STORED RECORDS
=-=-=

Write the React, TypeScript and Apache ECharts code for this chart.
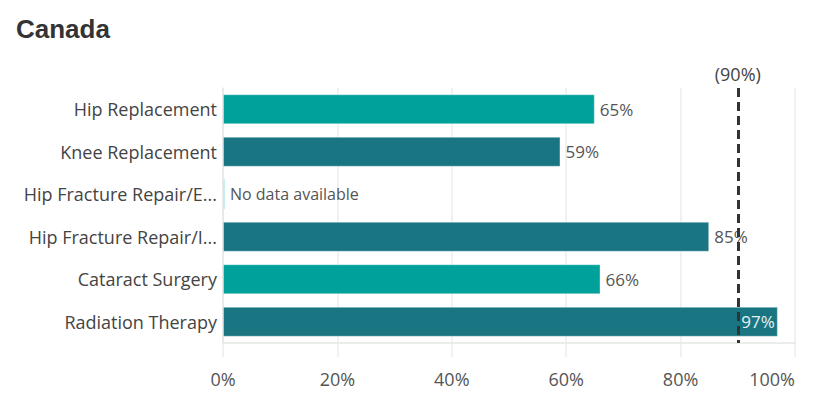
import React, { useEffect, useRef } from "react";
import * as echarts from "echarts";

const categories = [
  "Hip Replacement",
  "Knee Replacement",
  "Hip Fracture Repair/E...",
  "Hip Fracture Repair/I...",
  "Cataract Surgery",
  "Radiation Therapy",
];
const values: (number | null)[] = [65, 59, null, 85, 66, 97];
const barColors = ["#00a19a", "#1a7583", "#00a19a", "#1a7583", "#00a19a", "#1a7583"];
const benchmark = 90;
const xTicks = [0, 20, 40, 60, 80, 100];

const FONT = "'Open Sans', 'Noto Sans', sans-serif";

export default function App() {
  const ref = useRef<HTMLDivElement>(null);
  useEffect(() => {
    if (!ref.current) return;
    const chart = echarts.init(ref.current, undefined, { renderer: "svg" });
    const data = values.map((v, i) => {
      if (v === null) {
        return {
          value: 0,
          itemStyle: { color: "#c9ecec", borderWidth: 0 },
          label: {
            show: true,
            position: "right",
            formatter: "No data available",
            color: "#555",
            fontSize: 16,
            distance: 5,
          },
        };
      }
      const inside = v > 92;
      return {
        value: v,
        itemStyle: { color: barColors[i] },
        label: inside
          ? { show: true, position: "insideRight", color: "#e8f2f2", fontSize: 17, distance: 3 }
          : { show: true, position: "right", color: "#555", fontSize: 17, distance: 5 },
      };
    });
    chart.setOption({
      animation: false,
      textStyle: { fontFamily: FONT },
      title: {
        text: "Canada",
        left: 11,
        top: 11,
        textStyle: {
          fontFamily: "'Liberation Sans', Arial, sans-serif",
          fontSize: 26,
          fontWeight: "bold",
          color: "#333",
        },
      },
      grid: { left: 223, right: 35, top: 88, bottom: 63, containLabel: false },
      xAxis: {
        type: "value",
        min: xTicks[0],
        max: xTicks[xTicks.length - 1],
        interval: 20,
        axisLine: { show: true, lineStyle: { color: "#e6e6e6", width: 1.5 } },
        axisTick: { show: true, length: 14, lineStyle: { color: "#ececec", width: 1.5 } },
        splitLine: { show: true, lineStyle: { color: "#ececec", width: 1.5 } },
        axisLabel: {
          formatter: "{value}%",
          color: "#555",
          fontSize: 18,
          margin: 27,
          fontFamily: FONT,
          alignMaxLabel: "right",
        },
      },
      yAxis: {
        type: "category",
        data: categories,
        inverse: true,
        axisLine: { show: true, lineStyle: { color: "#e6e6e6", width: 1.5 } },
        axisTick: { show: false },
        axisLabel: { color: "#444", fontSize: 18, margin: 6, fontFamily: FONT },
      },
      series: [
        {
          type: "bar",
          data,
          barWidth: 30,
          barMinHeight: 2,
          itemStyle: { borderColor: "rgba(255,255,255,0.35)", borderWidth: 1 },
          label: { fontFamily: FONT, formatter: "{c}%" },
          markLine: {
            silent: true,
            symbol: "none",
            z: 3,
            lineStyle: { color: "#333", width: 3, type: [9, 5] },
            label: {
              show: true,
              position: "start",
              formatter: "(90%)",
              color: "#444",
              fontSize: 18,
              distance: 5,
              fontFamily: FONT,
            },
            data: [{ xAxis: benchmark }],
          },
        },
      ],
    });
    return () => chart.dispose();
  }, []);
  return (
    <div
      ref={ref}
      style={{ position: "absolute", left: 0, top: 0, width: 830, height: 406 }}
    />
  );
}
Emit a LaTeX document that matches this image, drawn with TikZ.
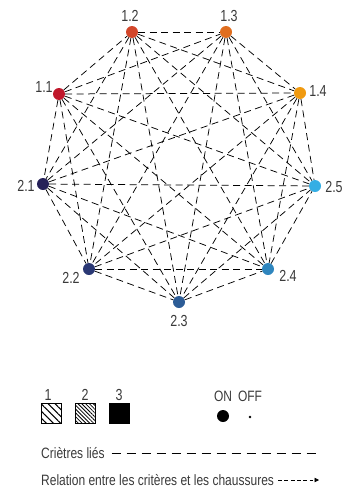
\documentclass[tikz,border=0pt]{standalone}
\usepackage{fontspec}
\setmainfont{Liberation Sans}[FakeStretch=0.78]
\usetikzlibrary{patterns.meta,arrows.meta}
\definecolor{cA}{HTML}{C0172B}
\definecolor{cB}{HTML}{D2462A}
\definecolor{cC}{HTML}{E06E1F}
\definecolor{cD}{HTML}{F09A10}
\definecolor{cE}{HTML}{262158}
\definecolor{cF}{HTML}{2A3874}
\definecolor{cG}{HTML}{2C5C96}
\definecolor{cH}{HTML}{2F86BE}
\definecolor{cI}{HTML}{34AEE4}
\definecolor{txt}{HTML}{3A3A3A}
\tikzset{
  crit/.style={circle,fill=#1,minimum size=12pt,inner sep=0pt},
  lbl/.style={text=txt,font=\fontsize{16}{16}\selectfont,inner sep=0pt},
  leg/.style={text=txt,font=\fontsize{15}{15}\selectfont\addfontfeatures{FakeStretch=0.8},inner sep=0pt},
  link/.style={dash pattern=on 7pt off 4.5pt,line width=0.75pt,black},
  hbox/.style={draw=black,line width=0.9pt,minimum size=20pt,inner sep=0pt}
}
\begin{document}
\begin{tikzpicture}[x=1pt,y=-1pt]
\useasboundingbox (0,0) rectangle (355,490);
% criteria
\node[crit=cA] (n11) at (59,94) {};
\node[crit=cB] (n12) at (132,32) {};
\node[crit=cC] (n13) at (226,32) {};
\node[crit=cD] (n14) at (300,93) {};
\node[crit=cE] (n21) at (43,184) {};
\node[crit=cF] (n22) at (89,269) {};
\node[crit=cG] (n23) at (179,302) {};
\node[crit=cH] (n24) at (268,269) {};
\node[crit=cI] (n25) at (315,186) {};
% labels
\node[lbl] (l11) at (44,87) {1.1};
\node[lbl] (l12) at (130,16) {1.2};
\node[lbl] (l13) at (229,16) {1.3};
\node[lbl] (l14) at (318,91) {1.4};
\node[lbl] (l21) at (26,186) {2.1};
\node[lbl] (l22) at (71,278) {2.2};
\node[lbl] (l23) at (179,321) {2.3};
\node[lbl] (l24) at (288,276) {2.4};
\node[lbl] (l25) at (334,187) {2.5};
% every pair of criteria is linked
\foreach \a/\rest in {n11/{n12,n13,n14,n21,n22,n23,n24,n25},
                      n12/{n13,n14,n21,n22,n23,n24,n25},
                      n13/{n14,n21,n22,n23,n24,n25},
                      n14/{n21,n22,n23,n24,n25},
                      n21/{n22,n23,n24,n25},
                      n22/{n23,n24,n25},
                      n23/{n24,n25},
                      n24/{n25}}{
  \foreach \b in \rest { \draw[link] (\a) -- (\b); }
}
% legend: levels
\node[lbl] (k1) at (48,395) {1};
\node[lbl] (k2) at (85,395) {2};
\node[lbl] (k3) at (119,395) {3};
\node[hbox,pattern={Lines[angle=-45,distance=5pt,line width=1.1pt]}] (b1) at (51.5,413.5) {};
\node[hbox,pattern={Lines[angle=-45,distance=2.7pt,line width=0.8pt]}] (b2) at (85,413.5) {};
\node[hbox,fill=black] (b3) at (119.5,413.5) {};
% legend: on / off
\node[leg] (on) at (223,396) {ON};
\node[leg] (off) at (250,396) {OFF};
\node[circle,fill=black,minimum size=12pt,inner sep=0pt] (d1) at (223,416) {};
\node[circle,fill=black,minimum size=2.6pt,inner sep=0pt] (d2) at (250,417) {};
% legend: line styles
\node[leg,anchor=west] (t1) at (41,453) {Criètres liés};
\coordinate (t1e) at (318,453);
\draw[dash pattern=on 9.5pt off 5.5pt,line width=0.8pt,black] ([xshift=7pt]t1.east) -- (t1e);
\node[leg,anchor=west] (t2) at (41,480) {Relation entre les critères et les chaussures};
\coordinate (t2e) at (319,480);
\draw[dash pattern=on 3.8pt off 2.5pt,line width=0.8pt,black,-{Triangle[length=4.5pt,width=4.5pt]}] ([xshift=4pt]t2.east) -- (t2e);
\end{tikzpicture}
\end{document}
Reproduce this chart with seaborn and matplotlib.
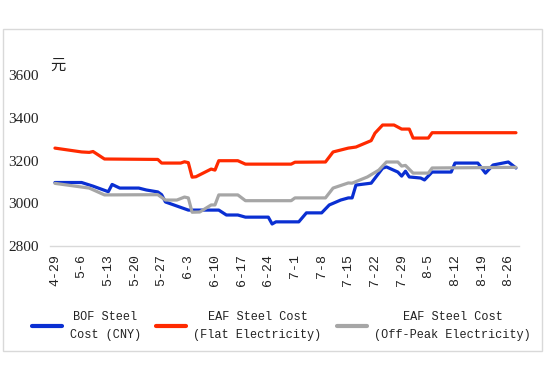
import pandas as pd
import matplotlib
matplotlib.use("Agg")
import matplotlib.pyplot as plt
import matplotlib.patches as mpatches
import seaborn as sns

sns.set_style("white")
plt.rcParams["font.family"] = ["Liberation Serif", "Noto Sans CJK SC", "DejaVu Sans"]

START = pd.Timestamp("2024-04-29")

# values at the dates where the line changes (day offset from 4-29)
bof_days = [0, 7, 10, 14, 15, 17, 22, 24, 27, 28, 29, 35, 43, 45, 48, 50, 56, 57, 58, 64,
            66, 70, 72, 75, 77, 78, 79, 83, 86, 87, 90, 91, 92, 93, 96, 97, 99, 104, 105,
            111, 113, 115, 119, 121]
bof_cost = [3097, 3097, 3080, 3054, 3088, 3071, 3071, 3062, 3053, 3040, 3006, 2968, 2968,
            2945, 2945, 2935, 2935, 2903, 2913, 2913, 2955, 2955, 2992, 3015, 3025, 3025,
            3085, 3094, 3164, 3170, 3146, 3127, 3150, 3123, 3118, 3109, 3146, 3146, 3188,
            3188, 3141, 3179, 3193, 3165]

flat_days = [0, 7, 9, 10, 13, 27, 28, 33, 34, 35, 36, 37, 41, 42, 43, 48, 50, 62, 63, 71,
             73, 77, 79, 83, 84, 86, 89, 91, 93, 94, 98, 99, 121]
flat_cost = [3258, 3240, 3238, 3242, 3207, 3205, 3188, 3188, 3194, 3190, 3122, 3124, 3160,
             3155, 3199, 3199, 3183, 3183, 3192, 3193, 3240, 3258, 3263, 3293, 3328, 3366,
             3366, 3347, 3347, 3305, 3305, 3330, 3330]

peak_days = [0, 9, 13, 27, 29, 32, 34, 35, 36, 38, 41, 42, 43, 48, 50, 62, 63, 71, 73, 77,
             78, 82, 85, 87, 90, 91, 92, 94, 98, 99, 121]
peak_cost = [3093, 3071, 3039, 3040, 3015, 3015, 3029, 3025, 2958, 2959, 2992, 2992, 3039,
             3039, 3012, 3012, 3025, 3025, 3071, 3095, 3094, 3123, 3155, 3193, 3193, 3174,
             3177, 3141, 3141, 3165, 3168]

tick_labels = ["4-29", "5-6", "5-13", "5-20", "5-27", "6-3", "6-10", "6-17", "6-24",
               "7-1", "7-8", "7-15", "7-22", "7-29", "8-5", "8-12", "8-19", "8-26"]

labels = ["BOF Steel\nCost (CNY)", "EAF Steel Cost\n(Flat Electricity)",
          "EAF Steel Cost\n(Off-Peak Electricity)"]
colors = ["#0a2fd2", "#ff2a00", "#a6a6a6"]


def to_dates(days):
    return START + pd.to_timedelta(days, unit="D")


fig = plt.figure(figsize=(5.5, 3.69), dpi=100)
fig.patches.append(mpatches.Rectangle((3 / 550, 1 - 351 / 369), 539 / 550, 322 / 369,
                                      transform=fig.transFigure, fill=False,
                                      edgecolor="#d9d9d9", linewidth=1))
ax = fig.add_axes([50 / 550, 1 - 246 / 369, 469 / 550, 171 / 369])

for days, vals, lab, col in [(bof_days, bof_cost, labels[0], colors[0]),
                             (flat_days, flat_cost, labels[1], colors[1]),
                             (peak_days, peak_cost, labels[2], colors[2])]:
    d = pd.DataFrame({"date": to_dates(days), "cost": vals})
    sns.lineplot(data=d, x="date", y="cost", ax=ax, color=col, linewidth=2.3, label=lab,
                 solid_capstyle="round", solid_joinstyle="round")

ax.set_ylim(2800, 3600)
ax.set_yticks([2800, 3000, 3200, 3400, 3600])
ax.set_xlim(START - pd.Timedelta(days=1.3), START + pd.Timedelta(days=121.8))
ax.set_xticks(to_dates([7 * i for i in range(len(tick_labels))]))
ax.set_xticklabels(tick_labels, rotation=90, family="Liberation Mono", fontsize=9.5)
ax.tick_params(axis="y", labelsize=11, length=0, pad=8, colors="#222222")
ax.tick_params(axis="x", length=0, pad=6, colors="#222222")
ax.set_xlabel("")
ax.set_ylabel("")
for s in ["top", "right", "left"]:
    ax.spines[s].set_visible(False)
ax.spines["bottom"].set_color("#d9d9d9")
ax.spines["bottom"].set_linewidth(1)

fig.text(58 / 550, 1 - 65 / 369, "元", family=["Noto Sans CJK SC"], fontsize=11,
         ha="center", va="center", color="#222222")

leg = ax.legend(loc="center left", bbox_to_anchor=(32 / 550, 1 - 326 / 369),
                bbox_transform=fig.transFigure, ncol=3, frameon=False,
                prop={"family": "Liberation Mono", "size": 8.6}, handlelength=2.55,
                handletextpad=0.6, columnspacing=1.25, borderaxespad=0, borderpad=0)
for t in leg.get_texts():
    t.set_multialignment("center")
    t.set_linespacing(1.7)
    t.set_color("#222222")
for h in leg.get_lines():
    h.set_linewidth(3)

fig.savefig("out.png", dpi=100)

=-=-=

WHAT YOU WILL DO
Output nothing except the lines from the one containing "Reproduce this chart" through the one containing "import seaborn as sns", both kept, with the pictures removed.

COMPLETED EXERCISE
Reproduce this chart with seaborn and matplotlib.
import pandas as pd
import matplotlib
matplotlib.use("Agg")
import matplotlib.pyplot as plt
import matplotlib.patches as mpatches
import seaborn as sns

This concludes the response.